Se guardiamo i giornali e le televisioni nazionali sembra che il nostro Presidente del Consiglio, Matteo Renzi, sia il leader più “critico” nei confronti della cosiddetta Europa, alla quale continua a imputare di non avere politiche di sviluppo e crescita.
Ma, tralasciando per il momento i dati del trimestre scorso, le cose non andavano affatto così. La Germania da anni ormai continua a crescere e nel primo quarto di quest’anno, aveva fatto segnare un incremento del proprio Pil a dir poco sorprendente, mentre l’Italia, come al solito fanalino di coda, non è mai uscita dalla recessione .
Quindi, per un tedesco, le politiche europee non sono affatto recessive, anzi, tutt’altro, la propria economia non è mai andata così bene, le aziende lavorano a pieno organico, il tasso di disoccupazione è ai minimi storici, e la Borsa di Francoforte sui massimi assoluti.

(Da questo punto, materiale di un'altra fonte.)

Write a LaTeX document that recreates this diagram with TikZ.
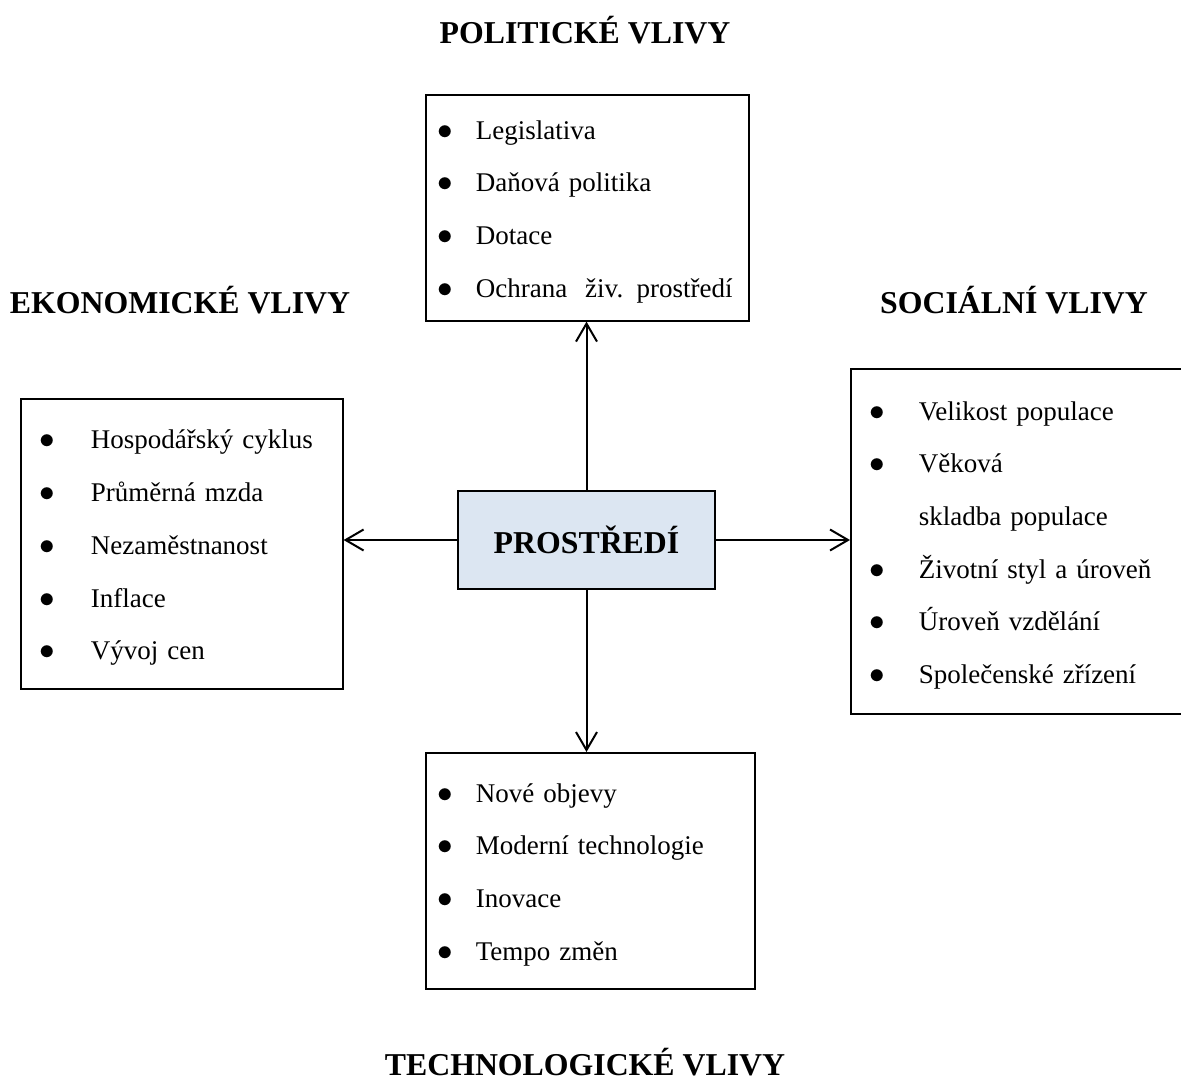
\documentclass[tikz,border=0pt]{standalone}
\usepackage{fontspec}
\setmainfont{Liberation Serif}
\usepackage{tikz}
\usetikzlibrary{arrows.meta,positioning,calc}
\definecolor{envblue}{RGB}{220,230,242}
\newcommand{\vlist}[2]{\begin{tabular}{@{}p{#1}@{}l@{}}#2\end{tabular}}
\newcommand{\bul}{\scalebox{1.25}{$\bullet$}}
\tikzset{
  base/.style={font=\fontsize{27}{52.7}\selectfont, text=black},
  listbox/.style={base, rectangle, draw=black, line width=1.6pt, fill=white, anchor=north west, align=left, inner ysep=0pt},
  envbox/.style={rectangle, draw=black, line width=1.4pt, fill=envblue, minimum width=257, minimum height=98, font=\fontsize{31.8}{36}\selectfont\bfseries},
  title/.style={font=\fontsize{31.8}{36}\selectfont\bfseries, inner sep=0pt},
  arr/.style={-{Straight Barb[length=18pt,width=21pt,line width=2pt]}, line width=2pt, draw=black},
}
\begin{document}
\begin{tikzpicture}[x=1pt,y=-1pt]
  \useasboundingbox (0,0) rectangle (1181,1081);
  \clip (0,0) rectangle (1181,1081);
  % environment
  \node[envbox] (env) at (586.5,540) {PROSTŘEDÍ};
  % political
  \node[listbox, inner xsep=12pt, text width=299pt, minimum height=226pt] (pol) at (425,94) {\vlist{38pt}{%
    \bul & Legislativa\\
    \bul & Daňová politika\\
    \bul & Dotace\\
    \bul & Ochrana\ \ živ. prostředí}};
  \node[title] (polT) at (585,30) {POLITICKÉ VLIVY};
  % economic
  \node[listbox, inner xsep=19pt, text width=284pt, minimum height=290pt] (eko) at (20,398) {\vlist{51pt}{%
    \bul & Hospodářský cyklus\\
    \bul & Průměrná mzda\\
    \bul & Nezaměstnanost\\
    \bul & Inflace\\
    \bul & Vývoj cen}};
  \node[title] (ekoT) at (180,300) {EKONOMICKÉ VLIVY};
  % social
  \node[listbox, inner xsep=19pt, text width=302pt, minimum height=345pt] (soc) at (850,368) {\vlist{49pt}{%
    \bul & Velikost populace\\
    \bul & Věková\\
    & skladba populace\\
    \bul & Životní styl a úroveň\\
    \bul & Úroveň vzdělání\\
    \bul & Společenské zřízení}};
  \node[title] (socT) at (1014,300) {SOCIÁLNÍ VLIVY};
  % technological
  \node[listbox, inner xsep=12pt, text width=305pt, minimum height=236pt] (tech) at (425,752) {\vlist{38pt}{%
    \bul & Nové objevy\\
    \bul & Moderní technologie\\
    \bul & Inovace\\
    \bul & Tempo změn}};
  \node[title] (techT) at (585,1062) {TECHNOLOGICKÉ VLIVY};
  % arrows
  \draw[arr] (env.north) -- (env.north |- pol.south);
  \draw[arr] (env.south) -- (env.south |- tech.north);
  \draw[arr] (env.west) -- (env.west -| eko.east);
  \draw[arr] (env.east) -- (env.east -| soc.west);
\end{tikzpicture}
\end{document}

Nell’ultimo trimestre, ad onor del vero, qualcosa è cambiato, ma il dato negativo fatto registrare dall’economia tedesca ha motivazioni diverse e non imputabili “all’Europa”.
Principalmente il segno meno nel secondo trimestre, per quanto riguarda il Pil tedesco, è dipeso da due fattori: nel primo quarto dell’anno le condizioni climatiche, particolarmente favorevoli nel nostro continente, avevano permesso di “anticipare” alcune attività, soprattutto nel campo edile che quindi sono venute meno successivamente.
In pratica è l’esatto contrario di quanto accaduto negli Stati Uniti, dove il gelo polare aveva portato ad avere un risultato particolarmente negativo nel primo trimestre ed eccezionalmente positivo nel secondo (proprio per il naturale “recupero”) una volta ristabilite le normali condizioni climatiche.
La seconda causa è da ricercare nelle sanzioni economiche alla Russia che hanno particolarmente colpito le esportazioni tedesche verso quel Paese, in questo caso al danno economico già subito dalle aziende va aggiunto un cambiamento di “sentiment”. La crisi ucraina si aggrava di giorno in giorno ed è naturale che le prospettive future, al momento estremamente incerte, non aiutino l’economia che, come si sa, “si nutre” di stabilità.
Infine, ed anche questo è ovvio, non giova alla Germania la profonda crisi dei cosiddetti Paesi periferici, ormai non si tratta soltanto di Italia, Spagna, Portogallo e Grecia, da tempo, nonostante se ne sia sempre sottovalutata la portata, dobbiamo annoverare fra i grandi malati anche la Francia che probabilmente diventerà il vero grande problema per l’eurozona.
Insomma, avete capito, Renzi continua con il ritornello dell’Europa per avere il capro espiatorio, in pratica è come se dicesse: “Le cose vanno male? La colpa non è mia, ma dell’Europa”.
In Italia questa tiritera può anche funzionare, dopo esser stata ripetuta migliaia volte in tutti i telegiornali, qualcuno può anche crederci, ma quando il nostro Premier si è azzardato, durante il discorso di insediamento al semestre di Presidenza italiana dell’Unione europea, a ribadirla anche in un consesso sovranazionale gli è stato subito rinfacciato da tutti i “partners” che dar la colpa agli altri delle proprie incapacità non è il miglior modo di presentarsi.
La cosa che poi non si capisce è: MA COSA VUOLE RENZI DALL’EUROPA???
Egli infatti ripete all’ossessione che intende rispettare tutti i vincoli europei, ed allora? Dov’è il problema?
Sembra proprio che in questo modo prenda in giro tutti gli italiani, da un lato, infatti, dà la colpa all’Europa della disastrosa situazione economica in cui versa il nostro Paese, dall’altro però schiaccia l’occhio ai burocrati di Bruxelles dicendogli “state tranquilli che eseguirò i vostri ordini alla lettera e non sforerò dai parametri, dico queste cose solo perché devo calmare l’opinione pubblica”.
Sotto questo profilo devo invece riconoscere all’ex sottosegretario all’economia, Stefano Fassina, di essere estremamente più onesto e sincero quando afferma che è assolutamente necessario superare il tabù del 3%. L’esponente della “sinistra” del Pd, perlomeno dice con chiarezza che occorre sforare decisamente la barriera del 3%, almeno per alcuni anni, la situazione economica, infatti, sarebbe talmente grave che non si può tergiversare oltre, o l’Italia viene sorretta da un’espansione senza precedenti della spesa pubblica o si va verso il disastro sociale.
Naturalmente sapete che questa non sarebbe la ricetta che mi sentirei di proporre per togliere l’Italia dalle secche, ma perlomeno apprezzo la franchezza, preferisco sempre avere un avversario magari duro e intransigente, ma franco e leale piuttosto che uno viscido e subdolo.